A New Framework for Systematically Characterizing and Improving Extreme Weather Phenomena in Climate Models

Wednesday, 17 December 2014
Travis Allen O'Brien, Karthik Kashinath and William Collins, Lawrence Berkeley National Laboratory, Berkeley, CA, United States
Extreme weather phenomena remain a significant challenge for climate models due in part to the relatively small space and time scales at which such events occur. Accordingly, robust simulation of extreme events requires models with high fidelity at these relatively small scales. However, numerous recent studies have shown evidence that current climate models exhibit non-convergent changes in extreme weather statistics as spatial and temporal resolution increase. These studies also provide evidence that such non-convergence originates in the subgrid parameterization suites (e.g., micro/macrophysics and convection).

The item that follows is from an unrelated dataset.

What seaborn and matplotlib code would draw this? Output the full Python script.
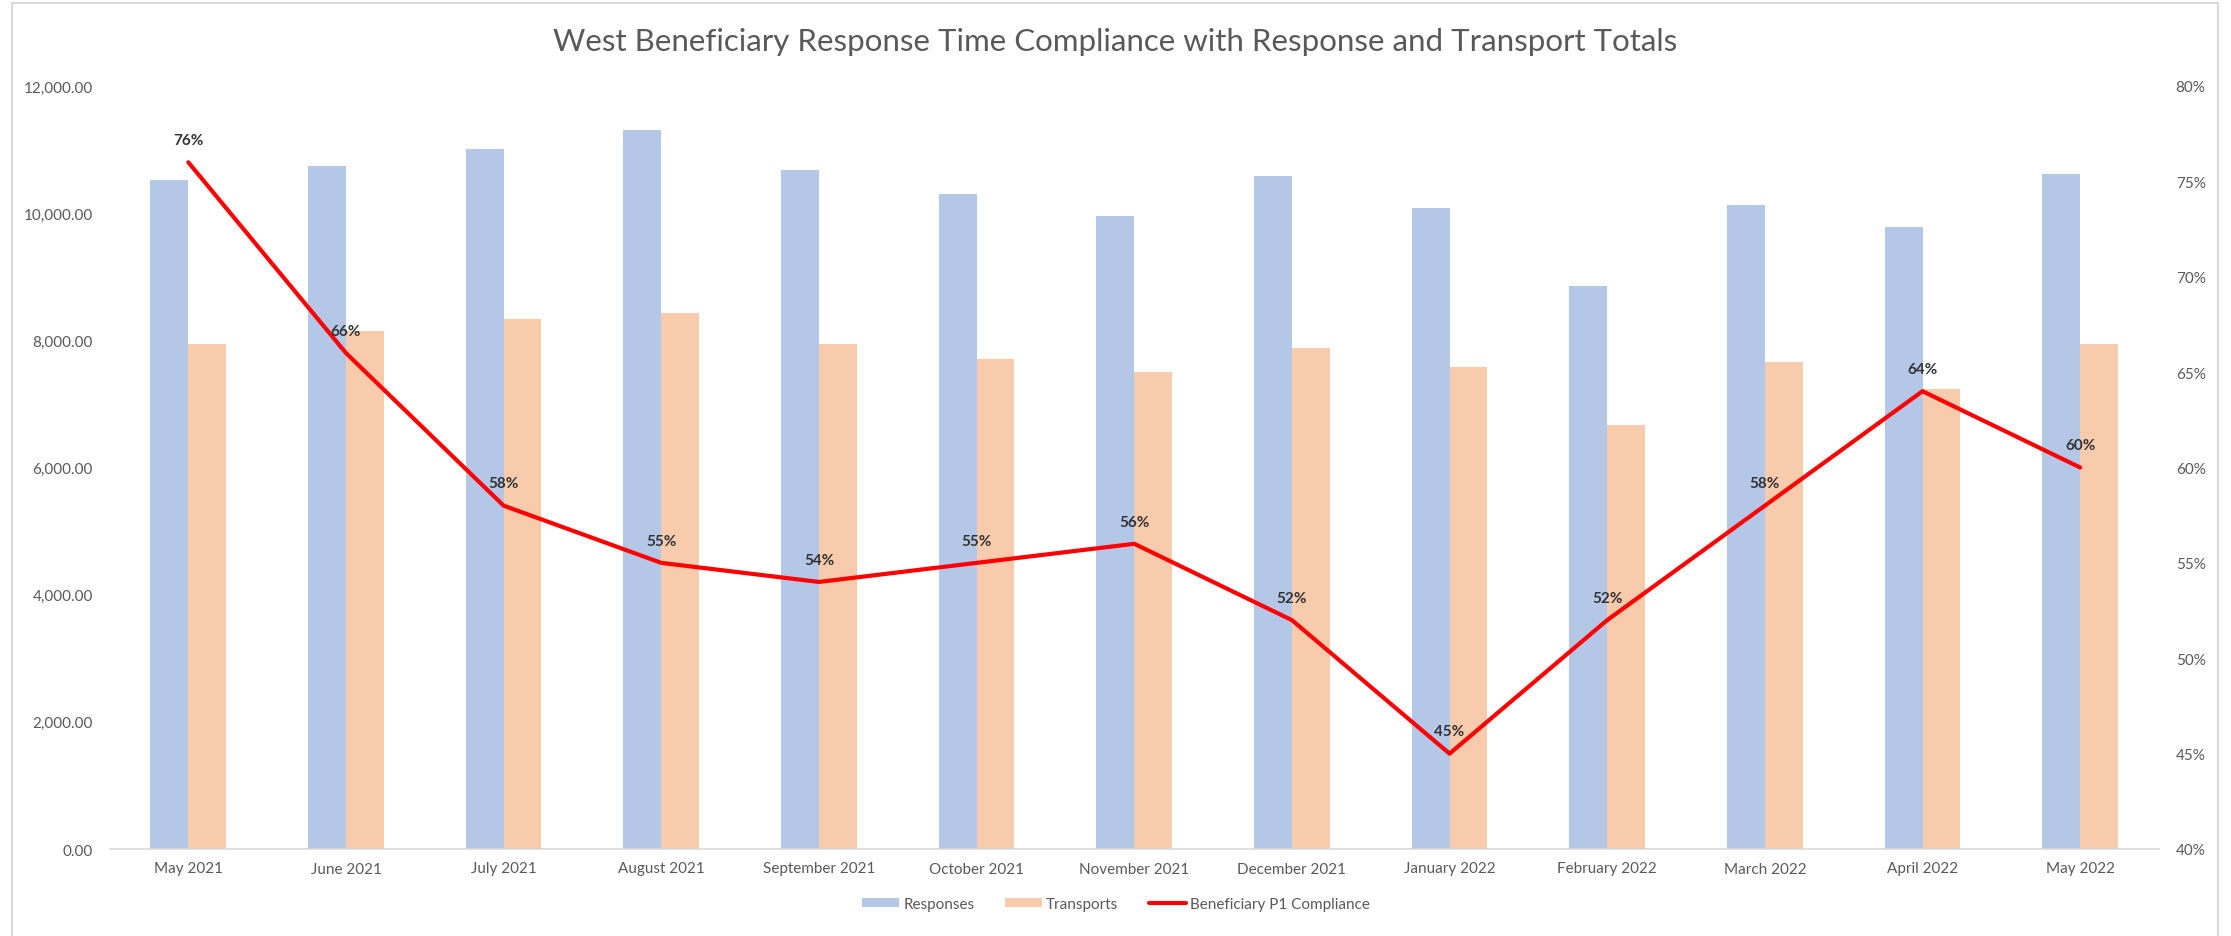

In order to provide a framework for identifying parameterization characteristics that cause non-convergent behavior and for testing parameterization improvements, we have developed a hindcast-based system characterizing the fidelity of extremes as a function of spatial and temporal resolution. The use of hindcasts as a model evaluation tool allows us to identify modes of failure (e.g., false-hits and misses) that systematically vary as a function of resolution. We have implemented this framework for the Community Earth System Model, and we have created a dataset of hindcast ensembles at multiple horizontal resolutions. Preliminary analysis of this multi-resolution set of hindcasts shows that in some regions, (1) the tail of the precipitation probability density (PDF) function grows as resolution increases (in accord with recent studies), and that (2) a large portion of this increase in the PDF tail comes from increases in Type I model errors—simulated extreme events that do not occur in observations. We explore possible causes of this inconsistent model behavior.